Thanks, this has gotten me started. Your assumptions about standard temp is correct.

One question: What constant or what value did you use to take into effect the gas being under 1000 psia of pressure to get your volume of 793 cu ft (at 60 deg F and 1000 psia)?
You used the formula: (Pi)(D2/4)(pipe length in ft)/(144 in2/ft2)

Thanks,

Jwag

 

[quark]

No constant is required to calculate the volume of gas at 1000psi. It is just the pipe volume (in layman's terms it is pipe water volume). When you convert it to atmospheric pressure then, formula given by mbeychok is P1V1 = P2V2. If initial pressure is 1000 psig then you should get 793.1 x (1000+14.696)/14.696

 

[mbeychok]

Jwag:

As Quark has said, there is no constant involved in calculating the internal volume of a pipe. The equation I used is simply the (internal cross-sectional area of the pipe) multiplied by (the length of the pipe).

(Pi)(D²/4) is the internal cross-section of the pipe in square inches (where D is in inches). That is divided by 144 to convert it to square feet, which is then multiplied by the pipe length in feet to obtain the cubic feet of volume.

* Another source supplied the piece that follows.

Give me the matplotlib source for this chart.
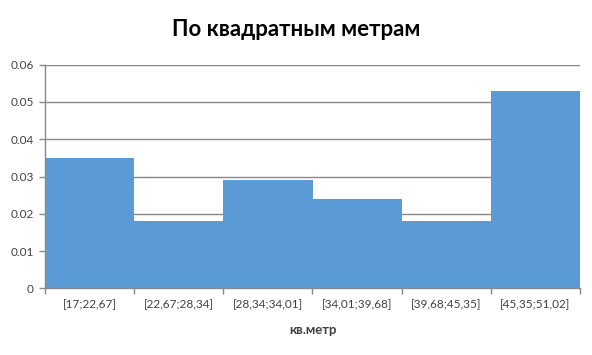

As for the 1000 psia, you said that was the gas pressure within the pipe and I assumed that would be the gas pressure in the closed-in section of pipe.



Milton Beychok
(Contact me at www.air-dispersion.com)

 

[sailoday28]

With a flowing gas, there is a pressure drop. If the process is isothermal (or adiabatic), then the density can be determined as a function of distance from the first block valve. The mass of gas in the pipe is then determined from the integral of rho*A*dx, where rho is the denity, A, the pipe flow area and dx, the incremental distance. The limits of the integral are 0 to 9088 ft.
Note this is the mass while flow occurs.
How fast/slow and order of closure of the blocking valves will affect the final pressure and mass within the blocked area. For example closure of the downstream valve in long piping with low friction losses will give a hammer pressure at that valve similar to instant valve closure.